第二部
基調講演「リスキリング推進の必要性」
第二部では「一般社団法人ジャパン・リスキリング・イニシアチブ」代表理事の後藤宗明氏が講師となり、リスキリングの必要性を中心に多面的にリスキリングについて紹介しました。
なぜ今リスキリングが重要なのか
まず、海外でリスキリングが定着している背景として重要となるのが「技術的失業」という言葉。AIやロボットによって自動化が進み、人間の労働力に代替されて失業してしまう。海外ではこの技術的失業の解決策としてリスキリングが注目されてきた経緯がある、と後藤氏は話しました。

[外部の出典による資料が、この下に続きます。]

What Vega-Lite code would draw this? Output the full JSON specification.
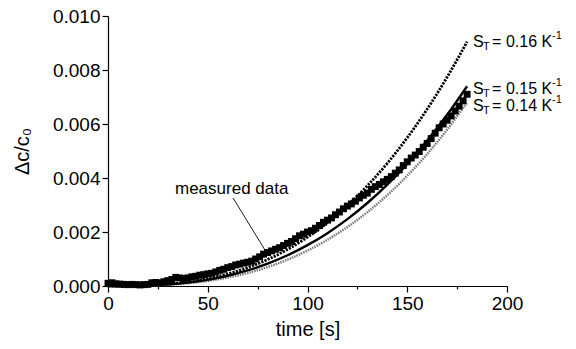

世界経済フォーラムが発表した最新の雇用予測レポートでは今後5年間で1,400万件の雇用が純減すると予測。また、これまで雇用消失件数よりも雇用創出件数の方が多かったのが、2023年5月では雇用消失件数が創出を上回ったのだそう。遂に雇用総数が減少する時代に突入するかもしれないと後藤氏は会場に呼びかけました。
次に成長著しい職種と縮小している職種を会場のビジョンに映し出し、成長著しい職種のトップはAI及び機械学習のスペシャリストだと紹介。一方、縮小している10の職種に共通するのは正確性を必要とされている作業を中心とした仕事であり、今後はチャットGPTなどのAIを活用して省力化が進む。まさにこうした仕事が変質していく中に、成長分野の要素を取り入れるために、リスキリングが必要であると語ります。
日本における自動化と技術的失業の可能性
日本での技術的失業の実態については、国内コンビニエンスストアでのロボット導入事例や、携帯販売会社の新たなサービスやオンライン接客などによる大規模な店舗閉鎖の事例を挙げます。
さらにChatGPT(生成AI)において、ホテルの予約サービスをはじめとした幾つかのプラグイン機能(ChatGPTの追加機能)、他のAIサービスを例に取りながら、AIによる技術的失業が今まさに起こり始めている実態について触れました。
「ホワイトカラーの知識労働者ほど、生成AIの影響を受けやすく、懸念されていた技術的失業が現実のものとなってきている。技術的失業の対象者がリスキリングを通じて成長分野へ移っていくという労働移動が重要」と語りました。